● Aim of the exercise
Make an exact copy of the lines, leaving the pictures out.

────────────────

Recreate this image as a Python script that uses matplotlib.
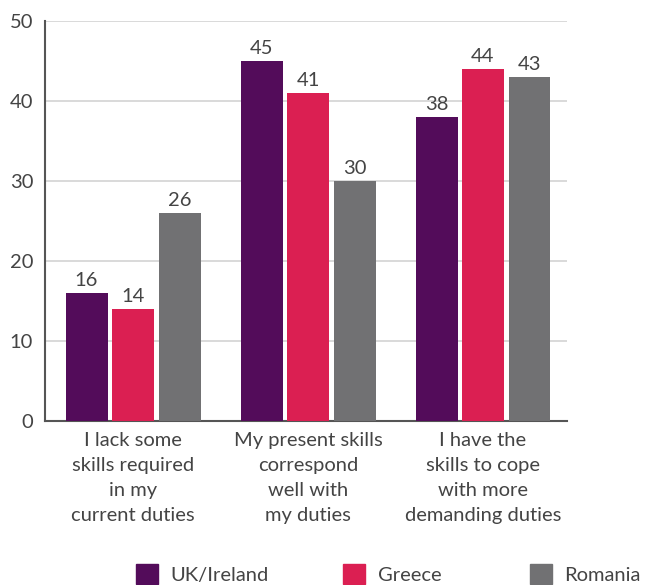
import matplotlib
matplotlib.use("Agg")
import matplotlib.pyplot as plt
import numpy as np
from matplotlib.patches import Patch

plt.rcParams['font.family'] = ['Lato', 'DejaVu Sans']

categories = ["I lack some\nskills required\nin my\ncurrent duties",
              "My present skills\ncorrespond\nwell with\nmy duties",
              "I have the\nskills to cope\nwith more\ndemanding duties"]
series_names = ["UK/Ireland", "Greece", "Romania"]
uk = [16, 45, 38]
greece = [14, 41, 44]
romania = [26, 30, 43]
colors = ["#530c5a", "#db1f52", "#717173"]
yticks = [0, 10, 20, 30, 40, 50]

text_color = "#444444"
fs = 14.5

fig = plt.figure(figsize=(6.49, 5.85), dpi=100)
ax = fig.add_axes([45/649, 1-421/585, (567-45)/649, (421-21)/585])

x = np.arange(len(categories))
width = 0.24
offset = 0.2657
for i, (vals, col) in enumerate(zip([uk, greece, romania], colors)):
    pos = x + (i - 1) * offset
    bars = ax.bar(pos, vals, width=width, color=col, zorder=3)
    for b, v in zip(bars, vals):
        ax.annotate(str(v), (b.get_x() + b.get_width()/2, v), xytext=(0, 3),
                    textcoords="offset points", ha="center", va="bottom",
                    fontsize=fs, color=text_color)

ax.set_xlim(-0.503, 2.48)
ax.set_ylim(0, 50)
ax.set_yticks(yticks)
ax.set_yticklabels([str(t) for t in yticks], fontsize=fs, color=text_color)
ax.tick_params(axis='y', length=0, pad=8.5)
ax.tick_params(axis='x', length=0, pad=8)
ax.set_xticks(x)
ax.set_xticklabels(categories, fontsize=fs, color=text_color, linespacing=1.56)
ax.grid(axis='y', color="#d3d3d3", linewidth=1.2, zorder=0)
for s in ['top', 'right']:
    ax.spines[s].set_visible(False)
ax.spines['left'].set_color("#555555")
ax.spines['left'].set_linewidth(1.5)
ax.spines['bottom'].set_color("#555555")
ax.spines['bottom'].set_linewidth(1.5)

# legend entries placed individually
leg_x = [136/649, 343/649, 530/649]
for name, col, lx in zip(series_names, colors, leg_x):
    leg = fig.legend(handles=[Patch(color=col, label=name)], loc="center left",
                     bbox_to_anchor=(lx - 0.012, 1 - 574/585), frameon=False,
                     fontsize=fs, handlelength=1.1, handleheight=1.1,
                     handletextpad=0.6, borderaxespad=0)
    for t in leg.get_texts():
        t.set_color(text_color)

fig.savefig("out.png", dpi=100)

────────────────

● Complete answer
Recreate this image as a Python script that uses matplotlib.
import matplotlib
matplotlib.use("Agg")
import matplotlib.pyplot as plt
import numpy as np
from matplotlib.patches import Patch

plt.rcParams['font.family'] = ['Lato', 'DejaVu Sans']

categories = ["I lack some\nskills required\nin my\ncurrent duties",
              "My present skills\ncorrespond\nwell with\nmy duties",
              "I have the\nskills to cope\nwith more\ndemanding duties"]
series_names = ["UK/Ireland", "Greece", "Romania"]
uk = [16, 45, 38]
greece = [14, 41, 44]
romania = [26, 30, 43]
colors = ["#530c5a", "#db1f52", "#717173"]
yticks = [0, 10, 20, 30, 40, 50]

text_color = "#444444"
fs = 14.5

fig = plt.figure(figsize=(6.49, 5.85), dpi=100)
ax = fig.add_axes([45/649, 1-421/585, (567-45)/649, (421-21)/585])

x = np.arange(len(categories))
width = 0.24
offset = 0.2657
for i, (vals, col) in enumerate(zip([uk, greece, romania], colors)):
    pos = x + (i - 1) * offset
    bars = ax.bar(pos, vals, width=width, color=col, zorder=3)
    for b, v in zip(bars, vals):
        ax.annotate(str(v), (b.get_x() + b.get_width()/2, v), xytext=(0, 3),
                    textcoords="offset points", ha="center", va="bottom",
                    fontsize=fs, color=text_color)

ax.set_xlim(-0.503, 2.48)
ax.set_ylim(0, 50)
ax.set_yticks(yticks)
ax.set_yticklabels([str(t) for t in yticks], fontsize=fs, color=text_color)
ax.tick_params(axis='y', length=0, pad=8.5)
ax.tick_params(axis='x', length=0, pad=8)
ax.set_xticks(x)
ax.set_xticklabels(categories, fontsize=fs, color=text_color, linespacing=1.56)
ax.grid(axis='y', color="#d3d3d3", linewidth=1.2, zorder=0)
for s in ['top', 'right']:
    ax.spines[s].set_visible(False)
ax.spines['left'].set_color("#555555")
ax.spines['left'].set_linewidth(1.5)
ax.spines['bottom'].set_color("#555555")
ax.spines['bottom'].set_linewidth(1.5)

# legend entries placed individually
leg_x = [136/649, 343/649, 530/649]
for name, col, lx in zip(series_names, colors, leg_x):
    leg = fig.legend(handles=[Patch(color=col, label=name)], loc="center left",
                     bbox_to_anchor=(lx - 0.012, 1 - 574/585), frameon=False,
                     fontsize=fs, handlelength=1.1, handleheight=1.1,
                     handletextpad=0.6, borderaxespad=0)
    for t in leg.get_texts():
        t.set_color(text_color)

fig.savefig("out.png", dpi=100)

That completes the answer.